◆ **REQUIREMENTS**: Using the listing below, extract each line that has the word "chart" in it.

◆ **STORED DATA**:
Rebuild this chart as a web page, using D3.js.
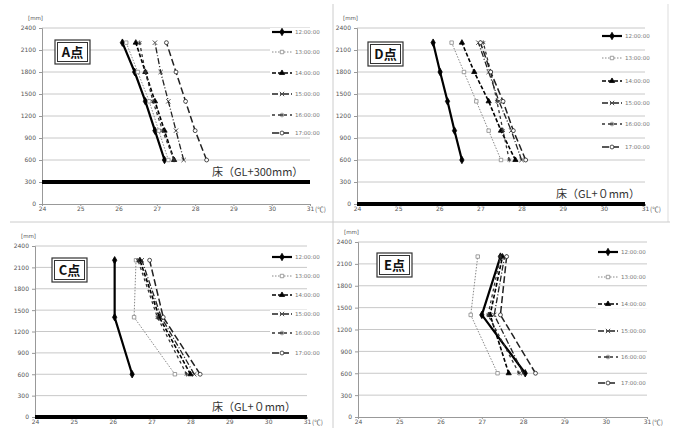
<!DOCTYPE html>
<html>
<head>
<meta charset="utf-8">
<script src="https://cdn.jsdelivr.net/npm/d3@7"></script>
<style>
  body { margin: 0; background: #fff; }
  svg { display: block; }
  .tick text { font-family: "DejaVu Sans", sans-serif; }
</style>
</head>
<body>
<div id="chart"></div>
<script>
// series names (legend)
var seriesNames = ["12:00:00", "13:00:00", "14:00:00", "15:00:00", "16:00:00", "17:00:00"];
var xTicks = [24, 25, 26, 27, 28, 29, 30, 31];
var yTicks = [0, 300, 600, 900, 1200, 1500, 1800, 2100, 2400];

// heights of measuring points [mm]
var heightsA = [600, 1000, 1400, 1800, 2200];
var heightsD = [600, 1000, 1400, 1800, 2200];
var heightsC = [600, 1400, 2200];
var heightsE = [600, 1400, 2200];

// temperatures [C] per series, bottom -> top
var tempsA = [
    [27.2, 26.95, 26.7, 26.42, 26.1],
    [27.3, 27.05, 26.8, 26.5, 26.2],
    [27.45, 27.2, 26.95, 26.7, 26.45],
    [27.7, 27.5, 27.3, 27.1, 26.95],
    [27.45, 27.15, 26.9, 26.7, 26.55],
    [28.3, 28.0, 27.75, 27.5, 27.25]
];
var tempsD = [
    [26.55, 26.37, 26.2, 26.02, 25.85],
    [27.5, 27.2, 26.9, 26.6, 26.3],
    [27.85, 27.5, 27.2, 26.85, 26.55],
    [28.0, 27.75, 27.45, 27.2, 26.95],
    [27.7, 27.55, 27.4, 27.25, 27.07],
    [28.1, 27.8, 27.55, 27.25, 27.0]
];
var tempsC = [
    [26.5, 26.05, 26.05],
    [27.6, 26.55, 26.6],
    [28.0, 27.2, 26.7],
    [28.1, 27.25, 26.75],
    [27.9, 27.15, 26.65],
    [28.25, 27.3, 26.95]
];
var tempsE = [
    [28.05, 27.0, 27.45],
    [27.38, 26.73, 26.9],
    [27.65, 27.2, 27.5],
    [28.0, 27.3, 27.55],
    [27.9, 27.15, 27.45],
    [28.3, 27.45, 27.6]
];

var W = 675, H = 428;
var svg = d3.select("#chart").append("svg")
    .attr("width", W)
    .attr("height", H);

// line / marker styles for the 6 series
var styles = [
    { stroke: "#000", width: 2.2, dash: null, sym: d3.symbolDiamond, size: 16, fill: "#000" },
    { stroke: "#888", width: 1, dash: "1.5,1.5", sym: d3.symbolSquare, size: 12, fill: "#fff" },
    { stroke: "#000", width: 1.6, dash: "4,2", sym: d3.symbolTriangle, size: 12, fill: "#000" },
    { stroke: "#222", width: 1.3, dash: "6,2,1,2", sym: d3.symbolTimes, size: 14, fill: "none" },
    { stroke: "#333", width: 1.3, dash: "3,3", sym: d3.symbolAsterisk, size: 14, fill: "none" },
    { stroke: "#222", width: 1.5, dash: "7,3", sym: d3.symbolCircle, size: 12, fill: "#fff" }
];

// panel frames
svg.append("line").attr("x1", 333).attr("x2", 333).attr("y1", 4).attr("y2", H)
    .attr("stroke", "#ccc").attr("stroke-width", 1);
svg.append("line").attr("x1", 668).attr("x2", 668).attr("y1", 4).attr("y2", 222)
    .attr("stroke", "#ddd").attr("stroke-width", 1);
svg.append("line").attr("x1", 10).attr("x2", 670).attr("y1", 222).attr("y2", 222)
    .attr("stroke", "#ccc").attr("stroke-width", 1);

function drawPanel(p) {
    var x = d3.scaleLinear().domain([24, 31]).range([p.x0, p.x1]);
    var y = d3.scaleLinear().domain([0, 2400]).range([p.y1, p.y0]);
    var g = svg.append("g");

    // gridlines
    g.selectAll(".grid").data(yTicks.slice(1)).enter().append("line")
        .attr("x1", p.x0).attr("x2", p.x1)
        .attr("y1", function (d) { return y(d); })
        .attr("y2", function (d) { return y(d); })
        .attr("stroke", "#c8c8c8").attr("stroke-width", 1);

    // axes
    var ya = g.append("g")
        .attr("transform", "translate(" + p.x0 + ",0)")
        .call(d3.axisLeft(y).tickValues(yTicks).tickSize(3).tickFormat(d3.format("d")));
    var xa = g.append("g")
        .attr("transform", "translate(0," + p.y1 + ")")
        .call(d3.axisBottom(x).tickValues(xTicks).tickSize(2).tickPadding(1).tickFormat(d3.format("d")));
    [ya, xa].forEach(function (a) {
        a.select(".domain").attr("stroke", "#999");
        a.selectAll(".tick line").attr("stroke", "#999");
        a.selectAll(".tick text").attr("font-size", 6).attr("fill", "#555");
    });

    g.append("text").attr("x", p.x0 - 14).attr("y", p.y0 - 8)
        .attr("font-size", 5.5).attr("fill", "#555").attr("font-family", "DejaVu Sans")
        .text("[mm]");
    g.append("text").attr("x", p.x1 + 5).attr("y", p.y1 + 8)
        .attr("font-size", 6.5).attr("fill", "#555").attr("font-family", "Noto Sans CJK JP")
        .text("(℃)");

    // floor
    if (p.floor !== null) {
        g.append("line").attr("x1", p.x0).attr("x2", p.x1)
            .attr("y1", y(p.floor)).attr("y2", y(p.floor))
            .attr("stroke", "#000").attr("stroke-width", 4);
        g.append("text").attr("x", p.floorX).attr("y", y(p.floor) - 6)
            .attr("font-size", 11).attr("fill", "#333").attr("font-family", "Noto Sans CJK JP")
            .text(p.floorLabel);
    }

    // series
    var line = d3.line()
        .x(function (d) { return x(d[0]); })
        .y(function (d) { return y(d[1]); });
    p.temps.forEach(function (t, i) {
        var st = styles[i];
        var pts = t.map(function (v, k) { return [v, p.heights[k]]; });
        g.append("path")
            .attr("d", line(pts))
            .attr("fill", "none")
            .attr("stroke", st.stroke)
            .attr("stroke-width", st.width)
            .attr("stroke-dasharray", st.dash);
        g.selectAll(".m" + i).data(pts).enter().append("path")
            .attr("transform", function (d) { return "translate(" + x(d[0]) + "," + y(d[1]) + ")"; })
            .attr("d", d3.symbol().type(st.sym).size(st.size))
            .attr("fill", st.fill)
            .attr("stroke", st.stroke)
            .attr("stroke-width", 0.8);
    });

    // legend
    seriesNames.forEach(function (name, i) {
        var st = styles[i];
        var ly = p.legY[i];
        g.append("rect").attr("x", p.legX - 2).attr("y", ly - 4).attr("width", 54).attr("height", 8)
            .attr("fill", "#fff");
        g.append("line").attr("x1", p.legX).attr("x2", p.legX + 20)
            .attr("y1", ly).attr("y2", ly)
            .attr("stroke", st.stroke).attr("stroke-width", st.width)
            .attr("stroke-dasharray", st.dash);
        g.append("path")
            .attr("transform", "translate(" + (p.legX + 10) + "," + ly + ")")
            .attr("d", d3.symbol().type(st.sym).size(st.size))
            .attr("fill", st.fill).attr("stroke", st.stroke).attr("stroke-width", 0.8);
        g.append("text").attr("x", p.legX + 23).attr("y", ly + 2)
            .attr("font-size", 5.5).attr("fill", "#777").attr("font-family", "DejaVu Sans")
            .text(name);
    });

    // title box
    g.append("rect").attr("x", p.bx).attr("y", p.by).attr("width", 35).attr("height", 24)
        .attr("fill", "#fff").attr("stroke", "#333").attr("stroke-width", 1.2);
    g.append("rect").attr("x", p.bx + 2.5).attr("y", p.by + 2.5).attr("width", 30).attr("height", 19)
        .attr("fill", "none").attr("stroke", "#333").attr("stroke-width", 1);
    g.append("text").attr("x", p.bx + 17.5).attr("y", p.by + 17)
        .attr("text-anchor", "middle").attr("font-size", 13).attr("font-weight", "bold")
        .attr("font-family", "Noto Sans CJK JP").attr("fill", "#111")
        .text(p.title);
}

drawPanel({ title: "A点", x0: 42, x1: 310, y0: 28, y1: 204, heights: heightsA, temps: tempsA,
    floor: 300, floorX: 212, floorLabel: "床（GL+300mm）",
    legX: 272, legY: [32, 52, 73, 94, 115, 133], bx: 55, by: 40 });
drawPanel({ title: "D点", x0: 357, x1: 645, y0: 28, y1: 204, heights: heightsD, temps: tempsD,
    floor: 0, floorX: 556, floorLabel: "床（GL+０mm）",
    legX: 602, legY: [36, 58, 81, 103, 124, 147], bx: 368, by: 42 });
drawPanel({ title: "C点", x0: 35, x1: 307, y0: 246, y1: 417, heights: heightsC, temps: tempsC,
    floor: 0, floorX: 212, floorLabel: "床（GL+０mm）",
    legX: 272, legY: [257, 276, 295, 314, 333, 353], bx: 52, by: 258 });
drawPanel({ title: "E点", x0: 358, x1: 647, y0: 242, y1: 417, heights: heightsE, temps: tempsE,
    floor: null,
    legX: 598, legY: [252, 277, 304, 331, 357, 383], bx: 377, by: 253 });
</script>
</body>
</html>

◆ **RESPONSE**:
Rebuild this chart as a web page, using D3.js.
<div id="chart"></div>
var svg = d3.select("#chart").append("svg")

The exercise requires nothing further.